◆ DATA EXTRACT ◆
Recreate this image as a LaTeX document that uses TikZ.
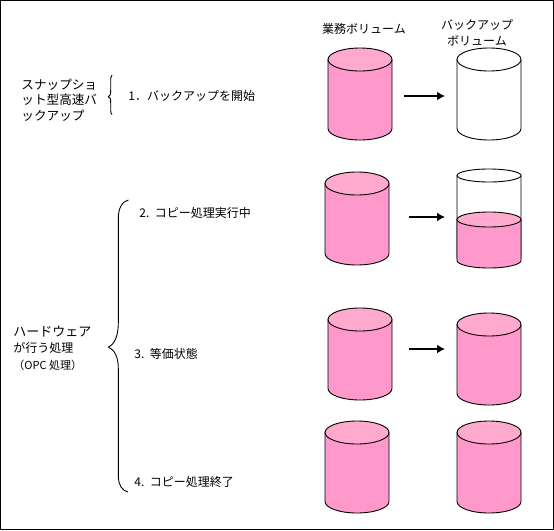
\documentclass[tikz,border=0pt]{standalone}
\usepackage{fontspec}
\setmainfont{Noto Sans CJK JP}
\usepackage{tikz}
\usetikzlibrary{arrows.meta}
\definecolor{volpink}{HTML}{FF99CC}
\definecolor{voltop}{HTML}{FFA9CF}
\newcommand{\volume}[6]{%
  \draw[fill=#1] (#3-32,#4) -- (#3-32,#5) arc[start angle=180,end angle=360,x radius=32pt,y radius=#6pt] -- (#3+32,#4) -- cycle;
  \draw[fill=#2] (#3,#4) ellipse[x radius=32pt,y radius=#6pt];
}
\tikzset{
  lbl/.style={anchor=west,inner sep=0pt,align=left,font=\fontsize{12}{15.5}\selectfont},
  heading/.style={lbl,anchor=center,align=center},
  flow/.style={-{Latex[length=8pt,width=9pt]},line width=1.9pt},
}
\begin{document}
\begin{tikzpicture}[x=1pt,y=-1pt,line width=0.9pt,line join=round]
\useasboundingbox (0,0) rectangle (554,530);
% frame
\draw (0.5,0.5) rectangle (553.5,529);
% headings
\node[heading] (headMain) at (364,29) {業務ボリューム};
\node[heading] (headBackup) at (477,33) {バックアップ\\ボリューム};
% left labels
\node[lbl,font=\fontsize{12.6}{15.5}\selectfont] (lblSnap) at (21,100) {スナップショ\\ット型高速バ\\ックアップ};
\node[lbl,font=\fontsize{13}{16.5}\selectfont] (lblHw) at (13,348) {ハードウェア\\{\fontsize{12}{16.5}\selectfont が行う処理}\\{\fontsize{11}{16.5}\selectfont （OPC 処理）}};
% braces
\draw (112,75) .. controls (110.7,76) and (110.7,78) .. (110.7,82) -- (110.7,90)
  .. controls (110.7,94) and (110.5,96) .. (108.3,96.7)
  .. controls (110.5,97.5) and (110.7,99) .. (110.7,103) -- (110.7,110)
  .. controls (110.7,112.5) and (111,114) .. (112,114.5);
\draw (128.5,200) .. controls (122,201) and (118.3,209) .. (118.3,218) -- (118.3,323)
  .. controls (118.3,335) and (115,344) .. (108.5,347)
  .. controls (115,350) and (118.3,358) .. (118.3,368) -- (118.3,477)
  .. controls (118.3,484) and (122,491) .. (128,492);
% steps
\node[lbl] (stepOne) at (128,96) {1．バックアップを開始};
\node[lbl] (stepTwo) at (139,213) {2.\ \ コピー処理実行中};
\node[lbl] (stepThree) at (134,354) {3.\ \ 等価状態};
\node[lbl] (stepFour) at (134,482) {4.\ \ コピー処理終了};
% volumes
\volume{volpink}{voltop}{360}{59.5}{128.5}{11.5}
\volume{white}{white}{489}{59.5}{128.5}{11.5}
\volume{volpink}{voltop}{357}{183.5}{253.5}{11.5}
\volume{white}{white}{489}{175.5}{258}{6.5}
\volume{volpink}{voltop}{489}{219.5}{260.5}{7.5}
\volume{volpink}{voltop}{360}{319.5}{388.5}{11.5}
\volume{volpink}{voltop}{489}{324.5}{393.5}{11.5}
\volume{volpink}{voltop}{357}{432.5}{501.5}{11.5}
\volume{volpink}{voltop}{489}{432.5}{501.5}{11.5}
% arrows
\coordinate (fromOne) at (404,96); \coordinate (toOne) at (445,96);
\coordinate (fromTwo) at (409,217); \coordinate (toTwo) at (445,217);
\coordinate (fromThree) at (409,349); \coordinate (toThree) at (445,349);
\draw[flow] (fromOne) -- (toOne);
\draw[flow] (fromTwo) -- (toTwo);
\draw[flow] (fromThree) -- (toThree);
\end{tikzpicture}
\end{document}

◆ WRITTEN TASK ◆
Leaving the pictures aside, transcribe the entire listing exactly.

◆ FULL ANSWER ◆
Recreate this image as a LaTeX document that uses TikZ.
\documentclass[tikz,border=0pt]{standalone}
\usepackage{fontspec}
\setmainfont{Noto Sans CJK JP}
\usepackage{tikz}
\usetikzlibrary{arrows.meta}
\definecolor{volpink}{HTML}{FF99CC}
\definecolor{voltop}{HTML}{FFA9CF}
\newcommand{\volume}[6]{%
  \draw[fill=#1] (#3-32,#4) -- (#3-32,#5) arc[start angle=180,end angle=360,x radius=32pt,y radius=#6pt] -- (#3+32,#4) -- cycle;
  \draw[fill=#2] (#3,#4) ellipse[x radius=32pt,y radius=#6pt];
}
\tikzset{
  lbl/.style={anchor=west,inner sep=0pt,align=left,font=\fontsize{12}{15.5}\selectfont},
  heading/.style={lbl,anchor=center,align=center},
  flow/.style={-{Latex[length=8pt,width=9pt]},line width=1.9pt},
}
\begin{document}
\begin{tikzpicture}[x=1pt,y=-1pt,line width=0.9pt,line join=round]
\useasboundingbox (0,0) rectangle (554,530);
% frame
\draw (0.5,0.5) rectangle (553.5,529);
% headings
\node[heading] (headMain) at (364,29) {業務ボリューム};
\node[heading] (headBackup) at (477,33) {バックアップ\\ボリューム};
% left labels
\node[lbl,font=\fontsize{12.6}{15.5}\selectfont] (lblSnap) at (21,100) {スナップショ\\ット型高速バ\\ックアップ};
\node[lbl,font=\fontsize{13}{16.5}\selectfont] (lblHw) at (13,348) {ハードウェア\\{\fontsize{12}{16.5}\selectfont が行う処理}\\{\fontsize{11}{16.5}\selectfont （OPC 処理）}};
% braces
\draw (112,75) .. controls (110.7,76) and (110.7,78) .. (110.7,82) -- (110.7,90)
  .. controls (110.7,94) and (110.5,96) .. (108.3,96.7)
  .. controls (110.5,97.5) and (110.7,99) .. (110.7,103) -- (110.7,110)
  .. controls (110.7,112.5) and (111,114) .. (112,114.5);
\draw (128.5,200) .. controls (122,201) and (118.3,209) .. (118.3,218) -- (118.3,323)
  .. controls (118.3,335) and (115,344) .. (108.5,347)
  .. controls (115,350) and (118.3,358) .. (118.3,368) -- (118.3,477)
  .. controls (118.3,484) and (122,491) .. (128,492);
% steps
\node[lbl] (stepOne) at (128,96) {1．バックアップを開始};
\node[lbl] (stepTwo) at (139,213) {2.\ \ コピー処理実行中};
\node[lbl] (stepThree) at (134,354) {3.\ \ 等価状態};
\node[lbl] (stepFour) at (134,482) {4.\ \ コピー処理終了};
% volumes
\volume{volpink}{voltop}{360}{59.5}{128.5}{11.5}
\volume{white}{white}{489}{59.5}{128.5}{11.5}
\volume{volpink}{voltop}{357}{183.5}{253.5}{11.5}
\volume{white}{white}{489}{175.5}{258}{6.5}
\volume{volpink}{voltop}{489}{219.5}{260.5}{7.5}
\volume{volpink}{voltop}{360}{319.5}{388.5}{11.5}
\volume{volpink}{voltop}{489}{324.5}{393.5}{11.5}
\volume{volpink}{voltop}{357}{432.5}{501.5}{11.5}
\volume{volpink}{voltop}{489}{432.5}{501.5}{11.5}
% arrows
\coordinate (fromOne) at (404,96); \coordinate (toOne) at (445,96);
\coordinate (fromTwo) at (409,217); \coordinate (toTwo) at (445,217);
\coordinate (fromThree) at (409,349); \coordinate (toThree) at (445,349);
\draw[flow] (fromOne) -- (toOne);
\draw[flow] (fromTwo) -- (toTwo);
\draw[flow] (fromThree) -- (toThree);
\end{tikzpicture}
\end{document}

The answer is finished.